--- BEGIN ---
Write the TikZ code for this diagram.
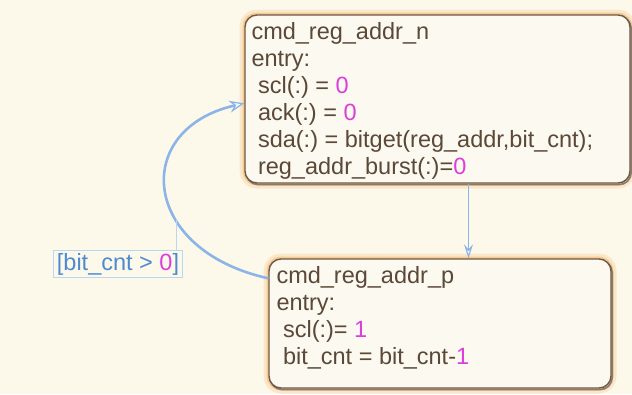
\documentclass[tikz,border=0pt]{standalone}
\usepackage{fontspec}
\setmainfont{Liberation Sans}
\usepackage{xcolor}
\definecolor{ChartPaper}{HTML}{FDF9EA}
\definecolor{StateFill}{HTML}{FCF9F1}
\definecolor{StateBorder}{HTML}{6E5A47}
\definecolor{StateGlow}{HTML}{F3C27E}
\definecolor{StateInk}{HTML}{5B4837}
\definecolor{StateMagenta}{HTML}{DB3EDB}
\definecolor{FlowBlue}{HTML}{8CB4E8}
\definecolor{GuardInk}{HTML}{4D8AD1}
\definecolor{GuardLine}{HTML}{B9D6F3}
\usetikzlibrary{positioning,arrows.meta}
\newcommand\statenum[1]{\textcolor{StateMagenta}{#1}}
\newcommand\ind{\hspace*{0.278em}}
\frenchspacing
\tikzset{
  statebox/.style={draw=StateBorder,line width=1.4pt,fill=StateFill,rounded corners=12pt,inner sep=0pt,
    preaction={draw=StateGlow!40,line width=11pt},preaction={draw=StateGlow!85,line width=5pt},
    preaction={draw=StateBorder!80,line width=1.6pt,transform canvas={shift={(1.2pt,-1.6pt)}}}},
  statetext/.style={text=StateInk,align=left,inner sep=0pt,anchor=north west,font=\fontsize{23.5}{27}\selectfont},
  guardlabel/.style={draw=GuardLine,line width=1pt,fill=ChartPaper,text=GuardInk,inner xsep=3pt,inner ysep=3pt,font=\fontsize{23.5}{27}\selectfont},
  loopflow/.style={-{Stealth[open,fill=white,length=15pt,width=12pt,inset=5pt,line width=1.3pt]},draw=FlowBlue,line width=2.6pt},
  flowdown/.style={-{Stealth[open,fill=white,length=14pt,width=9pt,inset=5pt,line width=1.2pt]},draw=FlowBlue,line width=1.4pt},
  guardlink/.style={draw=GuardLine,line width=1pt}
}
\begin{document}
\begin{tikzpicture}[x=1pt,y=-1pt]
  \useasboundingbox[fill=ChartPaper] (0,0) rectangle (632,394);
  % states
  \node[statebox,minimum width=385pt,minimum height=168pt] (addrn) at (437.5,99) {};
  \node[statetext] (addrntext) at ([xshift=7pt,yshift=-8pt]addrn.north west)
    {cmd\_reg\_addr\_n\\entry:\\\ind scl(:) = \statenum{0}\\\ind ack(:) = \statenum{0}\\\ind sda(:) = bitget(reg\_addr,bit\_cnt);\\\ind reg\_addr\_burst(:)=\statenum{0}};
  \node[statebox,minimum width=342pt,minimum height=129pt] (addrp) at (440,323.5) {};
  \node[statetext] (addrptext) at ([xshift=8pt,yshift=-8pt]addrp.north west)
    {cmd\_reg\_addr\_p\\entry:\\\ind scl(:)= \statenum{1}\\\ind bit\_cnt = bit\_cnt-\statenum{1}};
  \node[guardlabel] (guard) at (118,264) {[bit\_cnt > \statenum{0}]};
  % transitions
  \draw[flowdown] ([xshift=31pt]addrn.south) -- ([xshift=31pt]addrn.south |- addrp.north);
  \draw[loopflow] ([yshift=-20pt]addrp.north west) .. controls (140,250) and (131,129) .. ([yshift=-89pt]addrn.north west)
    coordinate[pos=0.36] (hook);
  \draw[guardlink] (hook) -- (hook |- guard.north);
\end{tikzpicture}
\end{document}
--- END ---
Return the whole listing, word for word, and leave out every picture.

> _COMPLETE ANSWER_:
Write the TikZ code for this diagram.
\documentclass[tikz,border=0pt]{standalone}
\usepackage{fontspec}
\setmainfont{Liberation Sans}
\usepackage{xcolor}
\definecolor{ChartPaper}{HTML}{FDF9EA}
\definecolor{StateFill}{HTML}{FCF9F1}
\definecolor{StateBorder}{HTML}{6E5A47}
\definecolor{StateGlow}{HTML}{F3C27E}
\definecolor{StateInk}{HTML}{5B4837}
\definecolor{StateMagenta}{HTML}{DB3EDB}
\definecolor{FlowBlue}{HTML}{8CB4E8}
\definecolor{GuardInk}{HTML}{4D8AD1}
\definecolor{GuardLine}{HTML}{B9D6F3}
\usetikzlibrary{positioning,arrows.meta}
\newcommand\statenum[1]{\textcolor{StateMagenta}{#1}}
\newcommand\ind{\hspace*{0.278em}}
\frenchspacing
\tikzset{
  statebox/.style={draw=StateBorder,line width=1.4pt,fill=StateFill,rounded corners=12pt,inner sep=0pt,
    preaction={draw=StateGlow!40,line width=11pt},preaction={draw=StateGlow!85,line width=5pt},
    preaction={draw=StateBorder!80,line width=1.6pt,transform canvas={shift={(1.2pt,-1.6pt)}}}},
  statetext/.style={text=StateInk,align=left,inner sep=0pt,anchor=north west,font=\fontsize{23.5}{27}\selectfont},
  guardlabel/.style={draw=GuardLine,line width=1pt,fill=ChartPaper,text=GuardInk,inner xsep=3pt,inner ysep=3pt,font=\fontsize{23.5}{27}\selectfont},
  loopflow/.style={-{Stealth[open,fill=white,length=15pt,width=12pt,inset=5pt,line width=1.3pt]},draw=FlowBlue,line width=2.6pt},
  flowdown/.style={-{Stealth[open,fill=white,length=14pt,width=9pt,inset=5pt,line width=1.2pt]},draw=FlowBlue,line width=1.4pt},
  guardlink/.style={draw=GuardLine,line width=1pt}
}
\begin{document}
\begin{tikzpicture}[x=1pt,y=-1pt]
  \useasboundingbox[fill=ChartPaper] (0,0) rectangle (632,394);
  % states
  \node[statebox,minimum width=385pt,minimum height=168pt] (addrn) at (437.5,99) {};
  \node[statetext] (addrntext) at ([xshift=7pt,yshift=-8pt]addrn.north west)
    {cmd\_reg\_addr\_n\\entry:\\\ind scl(:) = \statenum{0}\\\ind ack(:) = \statenum{0}\\\ind sda(:) = bitget(reg\_addr,bit\_cnt);\\\ind reg\_addr\_burst(:)=\statenum{0}};
  \node[statebox,minimum width=342pt,minimum height=129pt] (addrp) at (440,323.5) {};
  \node[statetext] (addrptext) at ([xshift=8pt,yshift=-8pt]addrp.north west)
    {cmd\_reg\_addr\_p\\entry:\\\ind scl(:)= \statenum{1}\\\ind bit\_cnt = bit\_cnt-\statenum{1}};
  \node[guardlabel] (guard) at (118,264) {[bit\_cnt > \statenum{0}]};
  % transitions
  \draw[flowdown] ([xshift=31pt]addrn.south) -- ([xshift=31pt]addrn.south |- addrp.north);
  \draw[loopflow] ([yshift=-20pt]addrp.north west) .. controls (140,250) and (131,129) .. ([yshift=-89pt]addrn.north west)
    coordinate[pos=0.36] (hook);
  \draw[guardlink] (hook) -- (hook |- guard.north);
\end{tikzpicture}
\end{document}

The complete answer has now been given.